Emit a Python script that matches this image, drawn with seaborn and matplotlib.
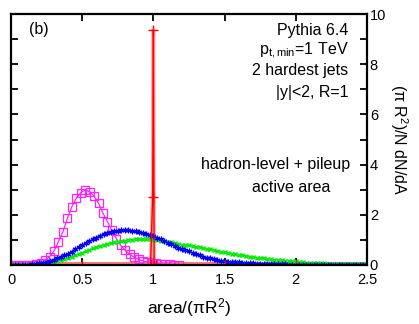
import numpy as np
import matplotlib
matplotlib.use("Agg")
import matplotlib.pyplot as plt
import seaborn as sns
from matplotlib.ticker import MultipleLocator

sns.set_style("white")
plt.rcParams["font.family"] = ["Liberation Sans", "DejaVu Sans"]
plt.rcParams["mathtext.fontset"] = "custom"
plt.rcParams["mathtext.rm"] = "Liberation Sans"
plt.rcParams["mathtext.it"] = "Liberation Sans:italic"
plt.rcParams["text.color"] = "black"
plt.rcParams["axes.labelcolor"] = "black"
plt.rcParams["xtick.color"] = "black"
plt.rcParams["ytick.color"] = "black"

# ---------------- data ----------------
area_grid = np.round(np.arange(0, 2.5001, 0.025), 3)

blue_y = [0, 0, 0, 0, 0, 0.01, 0.02, 0.04, 0.06, 0.09,
          0.13, 0.17, 0.21, 0.26, 0.32, 0.38, 0.45, 0.53, 0.62, 0.71,
          0.79, 0.87, 0.95, 1.02, 1.09, 1.16, 1.22, 1.27, 1.31, 1.35,
          1.37, 1.39, 1.40, 1.39, 1.37, 1.34, 1.31, 1.28, 1.24, 1.20,
          1.15, 1.09, 1.03, 0.96, 0.89, 0.82, 0.75, 0.69, 0.63, 0.58,
          0.54, 0.48, 0.43, 0.38, 0.33, 0.29, 0.26, 0.23, 0.20, 0.17,
          0.15, 0.13, 0.12, 0.11, 0.10, 0.09, 0.08, 0.07, 0.06, 0.055,
          0.05, 0.045, 0.04, 0.035, 0.03, 0.025, 0.02, 0.02, 0.015, 0.01,
          0.01, 0.01, 0.01, 0.01, 0.005, 0.005, 0.005, 0.005, 0, 0,
          0, 0, 0, 0, 0, 0, 0, 0, 0, 0,
          0]

green_y = [0, 0, 0, 0, 0, 0.005, 0.01, 0.02, 0.035, 0.05,
           0.07, 0.10, 0.13, 0.16, 0.20, 0.24, 0.28, 0.33, 0.38, 0.44,
           0.49, 0.55, 0.60, 0.66, 0.71, 0.76, 0.80, 0.84, 0.88, 0.91,
           0.93, 0.95, 0.97, 0.99, 1.01, 1.02, 1.03, 1.03, 1.03, 1.02,
           1.01, 0.99, 0.97, 0.95, 0.92, 0.90, 0.87, 0.84, 0.81, 0.80,
           0.78, 0.75, 0.72, 0.70, 0.68, 0.65, 0.62, 0.59, 0.56, 0.53,
           0.50, 0.47, 0.45, 0.42, 0.40, 0.38, 0.36, 0.33, 0.31, 0.29,
           0.27, 0.26, 0.24, 0.22, 0.21, 0.20, 0.18, 0.17, 0.16, 0.15,
           0.14, 0.12, 0.10, 0.09, 0.08, 0.075, 0.07, 0.065, 0.06, 0.055,
           0.05, 0.045, 0.04, 0.04, 0.035, 0.03, 0.03, 0.025, 0.025, 0.02,
           0.02]

magenta_x = [0.021, 0.052, 0.083, 0.115, 0.146, 0.177, 0.208, 0.240, 0.271, 0.302,
             0.333, 0.365, 0.396, 0.427, 0.458, 0.490, 0.521, 0.552, 0.583, 0.615,
             0.646, 0.677, 0.708, 0.740, 0.771, 0.802, 0.833, 0.865, 0.896, 0.927,
             0.958, 0.990, 1.021, 1.052, 1.083, 1.115, 1.146, 1.177]
magenta_y = [0, 0, 0, 0, 0.01, 0.03, 0.08, 0.20, 0.33, 0.56,
             0.93, 1.33, 1.86, 2.32, 2.66, 2.88, 2.99, 2.92, 2.75, 2.46,
             2.06, 1.73, 1.38, 1.05, 0.78, 0.58, 0.42, 0.31, 0.22, 0.16,
             0.12, 0.09, 0.06, 0.04, 0.03, 0.02, 0.01, 0.0]

red_x = [0.0, 0.5, 0.98, 0.995, 1.0, 1.005, 1.02, 1.5, 2.0, 2.5]
red_y = [0, 0, 0, 2.7, 9.36, 0, 0, 0, 0, 0]

black_x = [0.0, 2.5]
black_y = [0, 0]

x_ticks = [0, 0.5, 1, 1.5, 2, 2.5]
x_tick_labels = ["0", "0.5", "1", "1.5", "2", "2.5"]
y_ticks = [0, 2, 4, 6, 8, 10]

# ---------------- figure ----------------
fig = plt.figure(figsize=(4.19, 3.24), dpi=100)
ax = fig.add_axes([11/419, 1 - 265/324, 356/419, 251/324])

RED = "#ff0000"
ax.plot([0, 2.5], [0, 0], color="#ff5555", lw=4.0, solid_capstyle="butt", zorder=2)
sns.lineplot(x=red_x, y=red_y, ax=ax, color="#ff9090", lw=2.6, alpha=0.8,
             sort=False, estimator=None, zorder=3)

sns.lineplot(x=magenta_x, y=magenta_y, ax=ax, color="#ff22ff", lw=0.9,
             marker="s", markersize=5.5, markerfacecolor="none",
             markeredgecolor="#ff22ff", markeredgewidth=0.9,
             sort=False, estimator=None, zorder=4)
sns.lineplot(x=area_grid, y=green_y, ax=ax, color="#00ee00", lw=1.0,
             marker="x", markersize=3.5, markeredgewidth=1.0,
             markeredgecolor="#00ee00",
             sort=False, estimator=None, zorder=5)
sns.lineplot(x=area_grid, y=blue_y, ax=ax, color="#0000ff", lw=1.0,
             marker=(6, 2, 0), markersize=4, markeredgewidth=0.9,
             markeredgecolor="#0000ff",
             sort=False, estimator=None, zorder=6)
sns.lineplot(x=red_x, y=red_y, ax=ax, color=RED, lw=1.0,
             marker="+", markersize=7, markeredgewidth=1.0, markeredgecolor=RED,
             sort=False, estimator=None, zorder=7)
sns.lineplot(x=black_x, y=black_y, ax=ax, color="black", lw=1.0,
             sort=False, estimator=None, zorder=8)

ax.set_xlim(0, 2.5)
ax.set_ylim(0, 10)

for s in ax.spines.values():
    s.set_visible(True)
    s.set_linewidth(1.6)
    s.set_color("black")
    s.set_zorder(10)

ax.set_xticks(x_ticks)
ax.set_xticklabels(x_tick_labels)
ax.set_yticks(y_ticks)
ax.yaxis.set_minor_locator(MultipleLocator(1))
ax.tick_params(axis="x", which="both", direction="in", top=True, bottom=True,
               length=5, width=1.3, labelsize=10.5, pad=6, colors="black")
ax.tick_params(axis="y", which="both", direction="in", left=True, right=True,
               labelleft=False, labelright=True, length=5, width=1.3,
               labelsize=10.5, pad=2, colors="black")

ax.yaxis.set_label_position("right")
ax.set_ylabel("(\u03c0 R$^2$)/N dN/dA", rotation=270, fontsize=11.5, labelpad=17)
ax.set_xlabel("area/(\u03c0R$^2$)", fontsize=12.5, labelpad=6)

kw = dict(transform=ax.transAxes, fontsize=11.5, va="baseline", color="black")
ax.text(0.051, 0.919, "(b)", ha="left", **kw)
ax.text(0.947, 0.916, "Pythia 6.4", ha="right", **kw)
ax.text(0.947, 0.837, "p$_{\\mathrm{t,min}}$=1 TeV", ha="right", **kw)
ax.text(0.947, 0.757, "2 hardest jets", ha="right", **kw)
ax.text(0.947, 0.670, "|y|<2, R=1", ha="right", **kw)
ax.text(0.952, 0.382, "hadron-level + pileup", ha="right", **kw)
ax.text(0.787, 0.292, "active area", ha="center", **kw)

fig.savefig("out.png", dpi=100)
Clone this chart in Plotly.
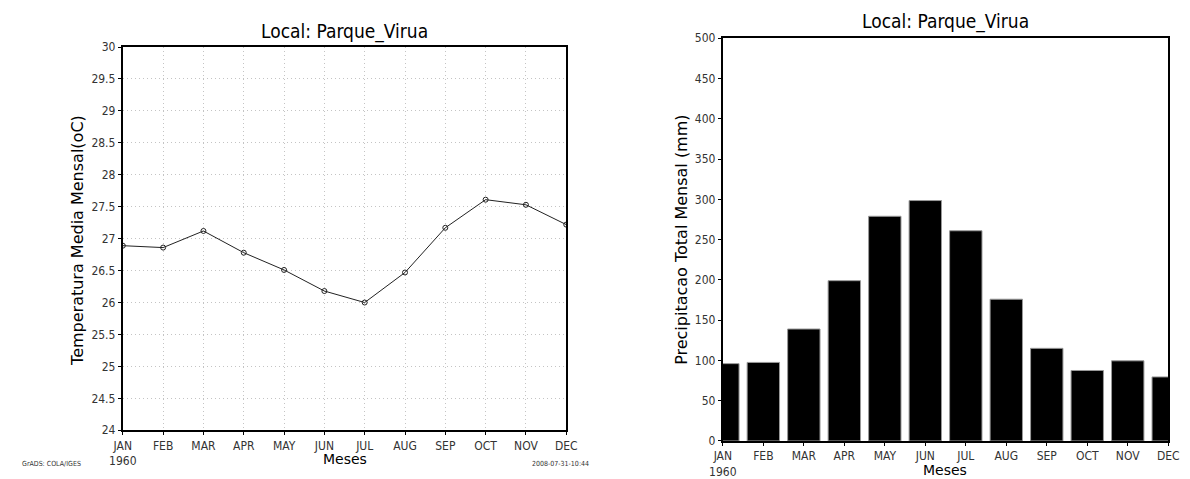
● ● ● ● ●
Your instructions: Search the data above for lines holding "this" and copy each of them.

Task output:
Emit a Python script that matches this image, drawn with seaborn and matplotlib.
Clone this chart in Plotly.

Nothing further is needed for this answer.